What do you think makes a good portrait, and how do you go about creating one?
There’s loads of factors. At the beginning, you’re working out the lighting. I like to keep it really simple. I don’t like busy backgrounds. The eye moves around. And I want you to concentrate on the subject. And I want the subject to be passionate, or introverted, or extroverted. I want something to come from them. So I’m looking to see how their face moves—a little shyness in the eyes, a cheeky little grin or something. It’s the way you move off camera. I don’t like those pictures where people look like they’re having their picture taken at a wedding—wide-eyed, like, “Look at me.” I like people to almost not really look at the camera. We should look at them. I find that more precious rather than someone looking straight at you. It’s almost like you’re hidden, and they’re not seeing you. I find that more interesting.
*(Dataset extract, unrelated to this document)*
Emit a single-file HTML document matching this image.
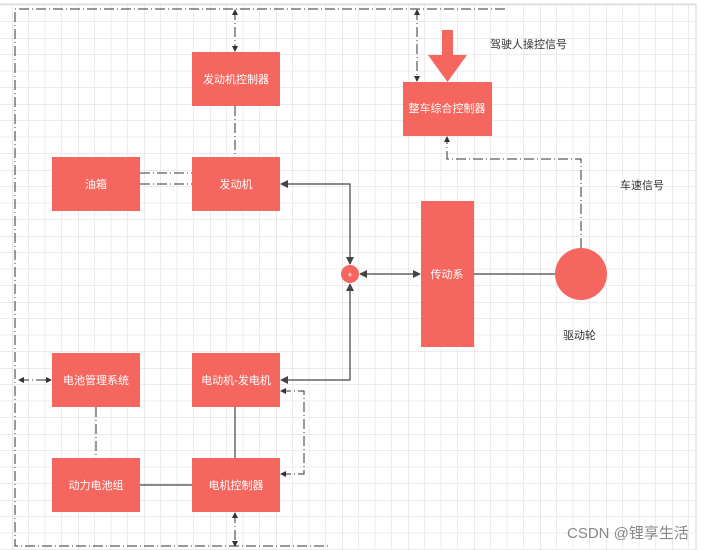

Aside from the I Love You Amy show, what projects are you currently working on, and what else is coming up on the horizon?
I’ve been trying to do some painting, and getting back to doing some artwork. I used to do a lot of coloring. I shot a load of people for a place called Homeboy Industries in L.A. It’s basically a rehabilitation for prisoners, gangsters, and what not just to get them back on track. I shot it as a tattoo thing for my friend’s production company. Somebody was doing a video, and he asked if I’d like to do some casting for it. So I spent a couple of sessions shooting these, not scary [guys], but [they were] the real deal. [They were] covered in tattoos. But not hipster tattoos, everything on that face was for a reason. The post code, what street I’m at, which meant what gang you were [affiliated] with. I was fucking fascinated. I’m working to make them very big using a few techniques, and I’m incorporating [images of] flowers. So I’m getting back into artwork. But I’m taking my time with it, because I want it to be good. I see a lot of flowers in L.A., and I like the idea... These people are beautiful flowers, and then it dies. So I’m mixing in real stuff and individual art pieces that I’m passionate about. I want to make it mean something.